Curta Paranagua 2024

Luta de Classes

O mundo dentro de uma escola francesa

Por Vinicius Machado

Luta de Classes

Nos anos 80, os franceses criaram a expressão Gauche caviar (esquerda caviar), um termo pejorativo feito para descrever pessoas que dizem seguir uma agenda socialista, mas não são honestos em suas crenças. São hipócritas, e agem de maneira completamente oposta a seus ideais, aproveitando-se dos serviços capitalistas. E é exatamente isso que Michel Leclerc (de “Os Nomes do Amor”) traz em seu novo filme, “Luta de Classes”.

Para isso, o diretor francês coloca como ponto central Sofia (Leïla Bekhti) e Paul (Edouard Baer, ator-apresentador da cerimônia de abertura e encerramento dos Festival de Cannes), um casal que vê suas diretrizes ruindo quando percebem que seu filho é o único aluno branco de uma escola de imigrantes. Sem conseguir se relacionar com ninguém, Corentin (Tom Levy) é considerado pelos seus colegas um garoto privilegiado e rico, mesmo que sua família viva em condições semelhantes aos vizinhos da comunidade de Bagnolet.

Mas Leclerc não procura somente expor esse tema como um fato isolado na periferia francesa. Sua intenção é trazer esse pequeno pedaço do bairro como uma exemplificação de seu próprio país e, porque não, do mundo. A todo tempo, Paul – um integrante de uma banda punk dos anos 90 e Sofia – uma advogada de origem árabe estão realizando discussões de como se portar em sociedade com o seu pensamento livre e sem amarras xenofóbicas e conservadoras. No entanto, eles precisam lidar com a cultura das pessoas ao seu redor e é justamente quando os conflitos começam a aparecer.

A crítica nunca é direcionada a esses grupos de imigrantes, sejam eles chineses, muçulmanos ou africanos. Toda a construção é feita de dentro da casa da família protagonista para fora. Mas Leclerc não poupa alfinetadas ao sistema educacional, muito menos à escola em que Corentin estuda. O título do filme, “Luta de Classes”,  não é mera coincidência e a metáfora funciona de maneira condizente.
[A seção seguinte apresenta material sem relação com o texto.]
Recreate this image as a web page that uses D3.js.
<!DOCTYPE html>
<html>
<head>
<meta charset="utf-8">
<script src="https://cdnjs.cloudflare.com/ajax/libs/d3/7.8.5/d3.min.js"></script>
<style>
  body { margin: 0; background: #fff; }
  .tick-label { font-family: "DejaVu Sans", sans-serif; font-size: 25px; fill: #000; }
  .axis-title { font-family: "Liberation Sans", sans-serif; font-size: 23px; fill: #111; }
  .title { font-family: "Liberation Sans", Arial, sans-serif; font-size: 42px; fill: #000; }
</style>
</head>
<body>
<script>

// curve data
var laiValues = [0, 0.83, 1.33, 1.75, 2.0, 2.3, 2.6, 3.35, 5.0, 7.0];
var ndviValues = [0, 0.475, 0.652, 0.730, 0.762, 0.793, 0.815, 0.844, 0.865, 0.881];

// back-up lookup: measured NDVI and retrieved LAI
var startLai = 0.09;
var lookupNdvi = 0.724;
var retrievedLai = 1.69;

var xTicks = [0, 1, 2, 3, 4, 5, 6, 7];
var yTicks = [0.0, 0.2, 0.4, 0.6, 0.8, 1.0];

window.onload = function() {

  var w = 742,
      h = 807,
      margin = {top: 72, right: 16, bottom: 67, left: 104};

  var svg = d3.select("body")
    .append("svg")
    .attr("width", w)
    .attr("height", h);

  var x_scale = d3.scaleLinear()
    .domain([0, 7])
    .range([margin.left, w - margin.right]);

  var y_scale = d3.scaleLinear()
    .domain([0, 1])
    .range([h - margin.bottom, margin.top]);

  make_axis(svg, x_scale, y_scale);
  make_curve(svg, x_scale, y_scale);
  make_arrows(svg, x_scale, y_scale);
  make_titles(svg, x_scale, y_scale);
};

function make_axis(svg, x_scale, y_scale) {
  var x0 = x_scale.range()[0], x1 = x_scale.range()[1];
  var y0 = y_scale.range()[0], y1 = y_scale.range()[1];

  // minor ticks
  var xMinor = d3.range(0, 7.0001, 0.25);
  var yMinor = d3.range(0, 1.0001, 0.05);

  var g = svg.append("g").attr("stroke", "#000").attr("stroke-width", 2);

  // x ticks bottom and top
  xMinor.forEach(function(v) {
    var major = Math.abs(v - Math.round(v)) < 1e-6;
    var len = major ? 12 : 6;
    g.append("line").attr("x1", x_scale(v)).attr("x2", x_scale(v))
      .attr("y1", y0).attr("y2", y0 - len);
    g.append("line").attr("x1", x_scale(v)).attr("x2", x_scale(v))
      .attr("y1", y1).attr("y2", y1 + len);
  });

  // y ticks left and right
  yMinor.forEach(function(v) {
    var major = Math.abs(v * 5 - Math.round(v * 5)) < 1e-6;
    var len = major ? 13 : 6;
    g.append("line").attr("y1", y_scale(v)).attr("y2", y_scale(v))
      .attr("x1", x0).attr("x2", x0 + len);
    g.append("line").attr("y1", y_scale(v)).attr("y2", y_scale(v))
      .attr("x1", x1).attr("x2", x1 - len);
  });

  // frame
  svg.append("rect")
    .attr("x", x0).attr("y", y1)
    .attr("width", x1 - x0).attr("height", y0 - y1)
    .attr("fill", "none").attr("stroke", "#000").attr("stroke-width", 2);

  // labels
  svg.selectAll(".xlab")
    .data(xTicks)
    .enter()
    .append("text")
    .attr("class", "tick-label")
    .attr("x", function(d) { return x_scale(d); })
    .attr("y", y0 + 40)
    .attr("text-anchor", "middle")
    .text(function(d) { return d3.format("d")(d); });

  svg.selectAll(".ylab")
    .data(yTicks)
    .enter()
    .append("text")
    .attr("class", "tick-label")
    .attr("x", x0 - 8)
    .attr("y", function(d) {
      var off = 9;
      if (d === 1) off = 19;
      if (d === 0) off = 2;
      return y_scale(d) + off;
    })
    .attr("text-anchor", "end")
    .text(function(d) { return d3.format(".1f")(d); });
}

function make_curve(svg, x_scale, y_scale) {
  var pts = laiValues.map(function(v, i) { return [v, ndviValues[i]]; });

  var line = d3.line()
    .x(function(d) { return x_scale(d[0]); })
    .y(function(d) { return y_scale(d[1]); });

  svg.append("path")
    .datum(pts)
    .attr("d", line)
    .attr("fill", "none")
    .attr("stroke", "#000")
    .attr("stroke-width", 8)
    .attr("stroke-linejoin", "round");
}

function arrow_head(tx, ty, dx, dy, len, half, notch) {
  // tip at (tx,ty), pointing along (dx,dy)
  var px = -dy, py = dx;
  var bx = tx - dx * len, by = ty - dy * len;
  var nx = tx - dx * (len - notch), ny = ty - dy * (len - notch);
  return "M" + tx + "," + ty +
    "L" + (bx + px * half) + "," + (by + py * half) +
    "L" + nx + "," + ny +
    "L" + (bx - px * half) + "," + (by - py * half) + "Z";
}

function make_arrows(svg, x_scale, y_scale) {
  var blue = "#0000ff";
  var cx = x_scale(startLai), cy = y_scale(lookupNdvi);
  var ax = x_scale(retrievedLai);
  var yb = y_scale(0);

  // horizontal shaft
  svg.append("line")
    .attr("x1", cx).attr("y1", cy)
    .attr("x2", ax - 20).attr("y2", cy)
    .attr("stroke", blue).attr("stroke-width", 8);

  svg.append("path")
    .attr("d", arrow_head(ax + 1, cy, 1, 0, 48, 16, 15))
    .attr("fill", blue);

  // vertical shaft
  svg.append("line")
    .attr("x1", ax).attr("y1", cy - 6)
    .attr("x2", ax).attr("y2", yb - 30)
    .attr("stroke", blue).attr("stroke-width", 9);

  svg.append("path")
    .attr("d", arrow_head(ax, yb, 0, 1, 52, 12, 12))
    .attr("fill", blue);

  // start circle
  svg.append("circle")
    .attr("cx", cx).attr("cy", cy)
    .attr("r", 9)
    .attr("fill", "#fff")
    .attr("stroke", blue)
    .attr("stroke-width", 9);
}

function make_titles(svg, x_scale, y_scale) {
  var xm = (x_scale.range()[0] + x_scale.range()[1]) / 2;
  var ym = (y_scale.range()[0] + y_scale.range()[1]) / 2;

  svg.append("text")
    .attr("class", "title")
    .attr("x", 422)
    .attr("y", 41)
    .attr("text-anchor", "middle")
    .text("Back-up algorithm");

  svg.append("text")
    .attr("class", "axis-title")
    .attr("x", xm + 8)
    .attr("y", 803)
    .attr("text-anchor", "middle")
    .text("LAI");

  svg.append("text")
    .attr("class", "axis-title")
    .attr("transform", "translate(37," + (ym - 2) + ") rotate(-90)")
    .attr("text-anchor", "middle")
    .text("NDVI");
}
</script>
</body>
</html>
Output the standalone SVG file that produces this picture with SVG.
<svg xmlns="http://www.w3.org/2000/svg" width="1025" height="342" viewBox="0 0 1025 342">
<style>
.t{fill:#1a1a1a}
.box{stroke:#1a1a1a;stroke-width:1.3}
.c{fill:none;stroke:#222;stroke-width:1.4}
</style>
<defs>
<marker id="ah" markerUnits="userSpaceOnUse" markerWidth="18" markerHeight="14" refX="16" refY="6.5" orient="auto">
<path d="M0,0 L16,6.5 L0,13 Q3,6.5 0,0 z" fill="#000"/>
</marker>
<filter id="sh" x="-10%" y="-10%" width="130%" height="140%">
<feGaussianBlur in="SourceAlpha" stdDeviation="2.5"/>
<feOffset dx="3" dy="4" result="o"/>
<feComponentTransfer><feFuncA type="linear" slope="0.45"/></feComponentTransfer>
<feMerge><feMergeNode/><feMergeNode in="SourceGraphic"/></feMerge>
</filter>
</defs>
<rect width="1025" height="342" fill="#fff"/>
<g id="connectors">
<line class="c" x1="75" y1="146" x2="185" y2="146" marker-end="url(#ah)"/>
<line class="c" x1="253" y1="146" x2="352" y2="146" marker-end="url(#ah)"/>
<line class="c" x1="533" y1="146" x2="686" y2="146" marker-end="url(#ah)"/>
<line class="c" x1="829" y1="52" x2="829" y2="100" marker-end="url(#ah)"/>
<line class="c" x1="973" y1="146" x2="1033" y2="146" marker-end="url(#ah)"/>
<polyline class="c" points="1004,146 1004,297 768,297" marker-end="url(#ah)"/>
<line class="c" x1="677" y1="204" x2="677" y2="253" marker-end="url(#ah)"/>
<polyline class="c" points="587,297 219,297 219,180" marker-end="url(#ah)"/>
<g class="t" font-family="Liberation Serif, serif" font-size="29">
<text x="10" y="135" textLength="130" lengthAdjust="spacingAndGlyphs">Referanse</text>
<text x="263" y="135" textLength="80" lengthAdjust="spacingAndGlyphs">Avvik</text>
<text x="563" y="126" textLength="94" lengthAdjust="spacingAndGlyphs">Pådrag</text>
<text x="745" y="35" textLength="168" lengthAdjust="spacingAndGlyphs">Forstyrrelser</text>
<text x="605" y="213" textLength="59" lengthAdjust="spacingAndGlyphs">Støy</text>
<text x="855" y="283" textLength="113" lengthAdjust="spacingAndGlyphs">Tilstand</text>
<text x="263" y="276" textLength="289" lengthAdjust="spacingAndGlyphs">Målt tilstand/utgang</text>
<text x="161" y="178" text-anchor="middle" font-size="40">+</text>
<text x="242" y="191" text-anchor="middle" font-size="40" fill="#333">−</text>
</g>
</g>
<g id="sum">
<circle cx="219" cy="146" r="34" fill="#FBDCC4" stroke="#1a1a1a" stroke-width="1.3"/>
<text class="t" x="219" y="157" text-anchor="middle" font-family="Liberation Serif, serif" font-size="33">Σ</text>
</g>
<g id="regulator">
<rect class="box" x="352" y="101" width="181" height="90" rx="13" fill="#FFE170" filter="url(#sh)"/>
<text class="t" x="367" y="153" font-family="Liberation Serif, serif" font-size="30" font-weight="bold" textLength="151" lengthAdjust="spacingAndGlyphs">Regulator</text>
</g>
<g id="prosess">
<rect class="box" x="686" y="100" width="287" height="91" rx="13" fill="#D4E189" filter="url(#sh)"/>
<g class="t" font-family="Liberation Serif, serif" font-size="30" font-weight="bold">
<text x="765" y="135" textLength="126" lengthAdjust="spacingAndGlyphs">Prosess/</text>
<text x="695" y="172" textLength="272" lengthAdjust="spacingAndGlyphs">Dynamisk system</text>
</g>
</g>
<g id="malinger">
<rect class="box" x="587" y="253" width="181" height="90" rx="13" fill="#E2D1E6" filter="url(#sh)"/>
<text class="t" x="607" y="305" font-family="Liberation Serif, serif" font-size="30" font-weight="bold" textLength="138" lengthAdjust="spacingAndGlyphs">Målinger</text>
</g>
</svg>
Prova disso é a professora que, para não ofender aluno nenhum, tenta evitar termos populares ou até mesmo a palavra certa, como em uma cena que há um treinamento de ataque à escola. “Não se pode usar a palavra terrorista, isso causa terror e aumenta o medo das pessoas”, afirma. E a todo momento há essa esquiva, essa volta toda para não causar um mal-estar, seja nos próprios alunos, ou em seus pais.

Mas não pense que esse filme se leva a sério. Ele ri de si mesmo e coloca as situações mais absurdas para levantar suas teses. E essas muitas vezes vêm em forma de alegorias quase literais do que o diretor quer dizer, nada fica nas entrelinhas e falta uma certa sutileza por parte do enredo para construir suas críticas sociais. Os estereótipos e os arquétipos se fazem presente todo o tempo, principalmente os personagens coadjuvantes, desde o vizinho judeu aos amigos brancos que matriculam seus filhos em escolas particulares, com a desculpa de que o ensino público é deficiente, mas no fundo com um certo receio de colocar suas crianças próximas a outras culturas.

A crítica à esquerda vem de dentro pra fora. No início, o casal protagonista parece fazer jus às suas crenças, mas isso não se sustenta por muito tempo e todos os conceitos acabam ganhando uma unilateralidade, onde somente seus ideais estão corretos. É um altruísmo disfarçado de egocentrismo. Eles não querem um mundo melhor, mas querem, da forma em que eles acham correto, mesmo que para isso seja preciso usar ambientação fascista. O intuito é massagear seus próprios egos, fazendo com que eles acreditem que estão fazendo o bem e livrando as pessoas das amarras ideológicas conservadoras.

Por não se levar a sério, seu final acaba direcionado ao tosco, numa sequência nada delicada sobre aceitar diferenças e saber lidar com outras culturas. No entanto, não é feito de maneira involuntária. Leclerc sabe e quer que esse tom de fanfarra se faça presente. Ele estampa no rosto de seu espectador o que ele quer dizer, sem nunca dar soluções simplistas.

Se tem algo que “Luta de Classes” não é, é superficial. Embora pareça em seu primeiro momento, o filme traz reflexões interessantes e cheia de camadas de como as pessoas encaram suas diretrizes de forma rasa e sem o menor conhecimento de causa, sem se importar com o que o outro pensa ou o que de fato importa para que a sociedade avance com respeito ao diferente. A história acontece num pequeno pedaço de Bangnolet, mas é possível ver tudo isso numa rede social próxima a você.